Dans tous les mémoires militaires, français ou étrangers, la question de l’alimentation tient une place que l’on serait au premier abord tenté de trouver excessive, si l’on ne se rappelait quelles difficultés elle rencontre et quelle importance elle présente en temps de guerre. On pardonne volontiers cette préoccupation constante au militaire en campagne, mais à la condition qu’elle ne devienne pas exclusive et que la recherche du pain quotidien ne se confonde pas dans son esprit avec l’obsession de la ripaille. Cette distinction semble échapper aux vainqueurs de 1870, car la plupart regardent comme leur unique souci de faire bombance aux dépens des populations envahies. À ce point de vue, le livre de Bauriedel est particulièrement caractéristique et peut être considéré comme l’épopée de la voracité germanique. Faute d’avoir pu combattre suffisamment sur les champs de bataille, où son régiment n’a fait que de rares apparitions, l’auteur signale sa valeur par des exploits culinaires dont il nous laisse la trop complaisante énumération.
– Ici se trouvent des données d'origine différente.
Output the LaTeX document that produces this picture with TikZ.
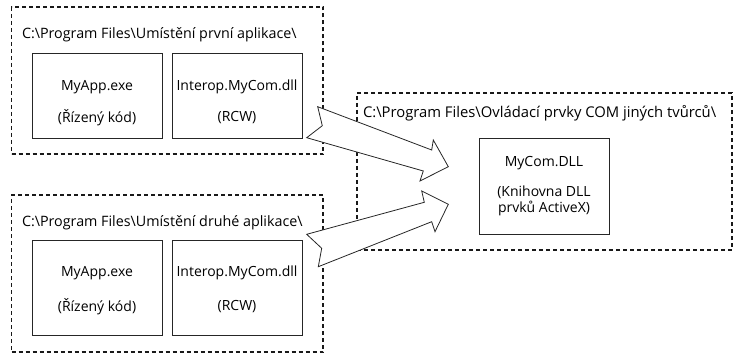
\documentclass[tikz,border=0pt]{standalone}
\usepackage{fontspec}
\setmainfont{Open Sans}
\begin{document}
\begin{tikzpicture}[x=1pt,y=-1pt,
  every node/.style={inner sep=0pt, outer sep=0pt},
  txt/.style={font=\fontsize{14}{15.5}\selectfont, text=black},
  titletxt/.style={txt, anchor=west, font=\fontsize{14.3}{16}\selectfont},
  grpbox/.style={draw=black!90, line width=1.3pt, dash pattern=on 4pt off 3pt, anchor=north west},
  itembox/.style={draw=black!85, line width=0.8pt, anchor=north west, fill=white},
  blockarrow/.style={draw=black!85, line width=0.8pt, fill=white, line join=miter}]
\useasboundingbox (0,0) rectangle (734,353);

% first application folder
\node[grpbox, minimum width=311.5pt, minimum height=147pt] (g1) at (11.5,7) {};
\node[titletxt] (t1) at (22,35) {C:\textbackslash Program Files\textbackslash Umístění první aplikace\textbackslash};
\node[itembox, minimum width=130pt, minimum height=85pt] (exe1) at (32,53) {};
\node[itembox, minimum width=130pt, minimum height=85pt] (rcw1) at (172,53) {};
\node[txt] (exe1a) at (97,87) {MyApp.exe};
\node[txt] (exe1b) at (97,118) {(Řízený kód)};
\node[txt] (rcw1a) at (237,87) {Interop.MyCom.dll};
\node[txt] (rcw1b) at (237,118) {(RCW)};

% second application folder
\node[grpbox, minimum width=311.5pt, minimum height=157pt] (g2) at (11.5,195) {};
\node[titletxt] (t2) at (22,223) {C:\textbackslash Program Files\textbackslash Umístění druhé aplikace\textbackslash};
\node[itembox, minimum width=130pt, minimum height=95pt] (exe2) at (32,240) {};
\node[itembox, minimum width=130pt, minimum height=95pt] (rcw2) at (172,240) {};
\node[txt] (exe2a) at (97,273) {MyApp.exe};
\node[txt] (exe2b) at (97,307) {(Řízený kód)};
\node[txt] (rcw2a) at (237,273) {Interop.MyCom.dll};
\node[txt] (rcw2b) at (237,307) {(RCW)};

% third-party COM controls folder
\node[grpbox, minimum width=375pt, minimum height=157pt] (g3) at (357,93) {};
\node[titletxt, font=\fontsize{14.8}{16}\selectfont] (t3) at (363,113) {C:\textbackslash Program Files\textbackslash Ovládací prvky COM jiných tvůrců\textbackslash};
\node[itembox, minimum width=130pt, minimum height=96pt] (com) at (479,138) {};
\node[txt] (coma) at (544,163) {MyCom.DLL};
\node[txt, align=center] (comb) at (544,201) {(Knihovna DLL\\prvků ActiveX)};

% block arrows from each application to the COM library
\coordinate (a1t) at (317.7,106.7);
\coordinate (a1n) at (322.3,125.7);
\coordinate (a1b) at (306.7,137.7);
\coordinate (a1l) at (423.3,171);
\coordinate (a1lb) at (420,181);
\coordinate (a1tip) at (448.3,166.7);
\coordinate (a1ub) at (433.3,140);
\coordinate (a1u) at (431.7,150);
\draw[blockarrow] (a1t) -- (a1n) -- (a1b) -- (a1l) -- (a1lb) -- (a1tip) -- (a1ub) -- (a1u) -- cycle;

\coordinate (a2t) at (306.7,234.3);
\coordinate (a2n) at (321.7,248.3);
\coordinate (a2b) at (318.3,266.7);
\coordinate (a2l) at (431.7,221.7);
\coordinate (a2lb) at (435,231.7);
\coordinate (a2tip) at (448.3,204.3);
\coordinate (a2ub) at (421.7,191);
\coordinate (a2u) at (424.3,202.3);
\draw[blockarrow] (a2t) -- (a2n) -- (a2b) -- (a2l) -- (a2lb) -- (a2tip) -- (a2ub) -- (a2u) -- cycle;
\end{tikzpicture}
\end{document}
Il ne nous fait pas grâce d’un de ses menus, ne se rappelle ses garnisons éphémères de France que par les plats nationaux qu’il a appris à y déguster, et dont il célèbre les vertus en termes lyriques. Si l’on retranchait de ses souvenirs tout ce qu’il y défile de « fins dîners, » de « gigots de moutons » et de « pâtés de lapins » français, alternant avec des « poitrines d’oies fumées » poméraniennes, une bonne partie de son œuvre y fondrait, et ce serait dommage, car c’est la seule où il ait mis tout son cœur. On dirait, à l’entendre, lui et ses camarades, une bande d’affamés lâchés dans une cuisine de grande maison après un jeûne de plusieurs années[1]. — Il va sans dire que les plaisirs de la table ont moins de prix encore à ses yeux que ceux de la boisson. Presque à chaque page reviennent sous sa plume l’expression et le récit de « beuveries colossales, meurtrières » (kolossale, mörderische Kneipen), qu’il

  1. Bauriedel, passim, et notamment pp. 107, 120, 123, 134, 145, 154 et 157.